CHALLENGE: Please retype the data in full and exactly; the pictures are not part of the copy.
-- START OF DATASET EXTRACT --
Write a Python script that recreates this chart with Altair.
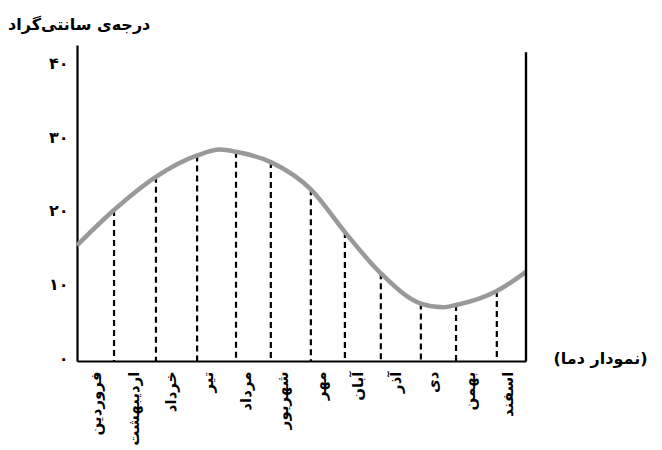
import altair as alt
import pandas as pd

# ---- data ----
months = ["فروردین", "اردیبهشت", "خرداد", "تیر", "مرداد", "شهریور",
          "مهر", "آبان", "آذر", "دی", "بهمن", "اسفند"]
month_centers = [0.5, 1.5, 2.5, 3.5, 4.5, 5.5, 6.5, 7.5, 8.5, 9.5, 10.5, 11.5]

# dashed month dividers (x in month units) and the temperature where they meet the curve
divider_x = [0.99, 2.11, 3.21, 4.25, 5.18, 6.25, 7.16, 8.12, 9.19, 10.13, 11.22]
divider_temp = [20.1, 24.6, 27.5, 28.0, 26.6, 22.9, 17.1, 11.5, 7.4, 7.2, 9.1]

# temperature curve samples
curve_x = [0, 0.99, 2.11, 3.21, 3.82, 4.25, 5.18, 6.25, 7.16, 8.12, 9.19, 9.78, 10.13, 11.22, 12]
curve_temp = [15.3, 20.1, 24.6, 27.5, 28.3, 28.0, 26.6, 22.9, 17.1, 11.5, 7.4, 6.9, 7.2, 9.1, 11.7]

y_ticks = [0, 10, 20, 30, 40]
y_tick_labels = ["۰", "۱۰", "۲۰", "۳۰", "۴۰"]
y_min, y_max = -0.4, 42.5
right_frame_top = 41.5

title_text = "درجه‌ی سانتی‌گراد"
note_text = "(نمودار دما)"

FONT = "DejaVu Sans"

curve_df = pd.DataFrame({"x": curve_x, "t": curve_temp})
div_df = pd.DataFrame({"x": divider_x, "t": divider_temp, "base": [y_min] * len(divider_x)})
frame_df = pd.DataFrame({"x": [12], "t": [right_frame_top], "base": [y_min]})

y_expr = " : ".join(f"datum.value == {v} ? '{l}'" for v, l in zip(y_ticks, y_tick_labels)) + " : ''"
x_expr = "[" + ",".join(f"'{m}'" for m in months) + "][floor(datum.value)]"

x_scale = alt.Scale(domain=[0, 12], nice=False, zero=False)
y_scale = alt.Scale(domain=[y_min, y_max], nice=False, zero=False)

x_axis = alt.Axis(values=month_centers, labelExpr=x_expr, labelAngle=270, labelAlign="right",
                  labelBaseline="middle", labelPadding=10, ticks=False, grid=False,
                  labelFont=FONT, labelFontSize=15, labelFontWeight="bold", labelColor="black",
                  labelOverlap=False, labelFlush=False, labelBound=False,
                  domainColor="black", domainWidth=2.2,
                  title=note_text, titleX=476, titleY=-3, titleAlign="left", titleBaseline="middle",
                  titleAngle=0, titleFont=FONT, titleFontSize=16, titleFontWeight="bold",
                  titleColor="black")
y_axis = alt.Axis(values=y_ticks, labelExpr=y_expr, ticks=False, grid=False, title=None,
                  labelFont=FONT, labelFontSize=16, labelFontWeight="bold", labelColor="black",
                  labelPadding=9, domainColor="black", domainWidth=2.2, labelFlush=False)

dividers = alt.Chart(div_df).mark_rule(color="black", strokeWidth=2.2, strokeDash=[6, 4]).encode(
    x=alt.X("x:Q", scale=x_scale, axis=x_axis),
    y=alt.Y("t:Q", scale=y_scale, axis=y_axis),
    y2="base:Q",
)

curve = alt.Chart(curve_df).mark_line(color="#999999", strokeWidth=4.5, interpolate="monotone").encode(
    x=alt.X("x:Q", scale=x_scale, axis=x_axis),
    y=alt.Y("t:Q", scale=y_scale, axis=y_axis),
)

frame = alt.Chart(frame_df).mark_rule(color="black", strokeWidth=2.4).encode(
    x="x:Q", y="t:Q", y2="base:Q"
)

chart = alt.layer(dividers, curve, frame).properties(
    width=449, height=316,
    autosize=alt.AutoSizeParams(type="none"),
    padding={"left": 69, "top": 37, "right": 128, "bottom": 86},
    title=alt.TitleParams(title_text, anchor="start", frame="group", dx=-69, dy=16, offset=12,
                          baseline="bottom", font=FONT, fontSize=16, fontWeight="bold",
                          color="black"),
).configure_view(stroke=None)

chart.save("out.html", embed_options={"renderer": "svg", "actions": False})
-- END OF DATASET EXTRACT --
WRITTEN RESPONSE:
Write a Python script that recreates this chart with Altair.
import altair as alt
import pandas as pd

# ---- data ----
months = ["فروردین", "اردیبهشت", "خرداد", "تیر", "مرداد", "شهریور",
          "مهر", "آبان", "آذر", "دی", "بهمن", "اسفند"]
month_centers = [0.5, 1.5, 2.5, 3.5, 4.5, 5.5, 6.5, 7.5, 8.5, 9.5, 10.5, 11.5]

# dashed month dividers (x in month units) and the temperature where they meet the curve
divider_x = [0.99, 2.11, 3.21, 4.25, 5.18, 6.25, 7.16, 8.12, 9.19, 10.13, 11.22]
divider_temp = [20.1, 24.6, 27.5, 28.0, 26.6, 22.9, 17.1, 11.5, 7.4, 7.2, 9.1]

# temperature curve samples
curve_x = [0, 0.99, 2.11, 3.21, 3.82, 4.25, 5.18, 6.25, 7.16, 8.12, 9.19, 9.78, 10.13, 11.22, 12]
curve_temp = [15.3, 20.1, 24.6, 27.5, 28.3, 28.0, 26.6, 22.9, 17.1, 11.5, 7.4, 6.9, 7.2, 9.1, 11.7]

y_ticks = [0, 10, 20, 30, 40]
y_tick_labels = ["۰", "۱۰", "۲۰", "۳۰", "۴۰"]
y_min, y_max = -0.4, 42.5
right_frame_top = 41.5

title_text = "درجه‌ی سانتی‌گراد"
note_text = "(نمودار دما)"

FONT = "DejaVu Sans"

curve_df = pd.DataFrame({"x": curve_x, "t": curve_temp})
div_df = pd.DataFrame({"x": divider_x, "t": divider_temp, "base": [y_min] * len(divider_x)})
frame_df = pd.DataFrame({"x": [12], "t": [right_frame_top], "base": [y_min]})

y_expr = " : ".join(f"datum.value == {v} ? '{l}'" for v, l in zip(y_ticks, y_tick_labels)) + " : ''"
x_expr = "[" + ",".join(f"'{m}'" for m in months) + "][floor(datum.value)]"

x_scale = alt.Scale(domain=[0, 12], nice=False, zero=False)
y_scale = alt.Scale(domain=[y_min, y_max], nice=False, zero=False)

x_axis = alt.Axis(values=month_centers, labelExpr=x_expr, labelAngle=270, labelAlign="right",
                  labelBaseline="middle", labelPadding=10, ticks=False, grid=False,
                  labelFont=FONT, labelFontSize=15, labelFontWeight="bold", labelColor="black",
                  labelOverlap=False, labelFlush=False, labelBound=False,
                  domainColor="black", domainWidth=2.2,
                  title=note_text, titleX=476, titleY=-3, titleAlign="left", titleBaseline="middle",
                  titleAngle=0, titleFont=FONT, titleFontSize=16, titleFontWeight="bold",
                  titleColor="black")
y_axis = alt.Axis(values=y_ticks, labelExpr=y_expr, ticks=False, grid=False, title=None,
                  labelFont=FONT, labelFontSize=16, labelFontWeight="bold", labelColor="black",
                  labelPadding=9, domainColor="black", domainWidth=2.2, labelFlush=False)

dividers = alt.Chart(div_df).mark_rule(color="black", strokeWidth=2.2, strokeDash=[6, 4]).encode(
    x=alt.X("x:Q", scale=x_scale, axis=x_axis),
    y=alt.Y("t:Q", scale=y_scale, axis=y_axis),
    y2="base:Q",
)

curve = alt.Chart(curve_df).mark_line(color="#999999", strokeWidth=4.5, interpolate="monotone").encode(
    x=alt.X("x:Q", scale=x_scale, axis=x_axis),
    y=alt.Y("t:Q", scale=y_scale, axis=y_axis),
)

frame = alt.Chart(frame_df).mark_rule(color="black", strokeWidth=2.4).encode(
    x="x:Q", y="t:Q", y2="base:Q"
)

chart = alt.layer(dividers, curve, frame).properties(
    width=449, height=316,
    autosize=alt.AutoSizeParams(type="none"),
    padding={"left": 69, "top": 37, "right": 128, "bottom": 86},
    title=alt.TitleParams(title_text, anchor="start", frame="group", dx=-69, dy=16, offset=12,
                          baseline="bottom", font=FONT, fontSize=16, fontWeight="bold",
                          color="black"),
).configure_view(stroke=None)

chart.save("out.html", embed_options={"renderer": "svg", "actions": False})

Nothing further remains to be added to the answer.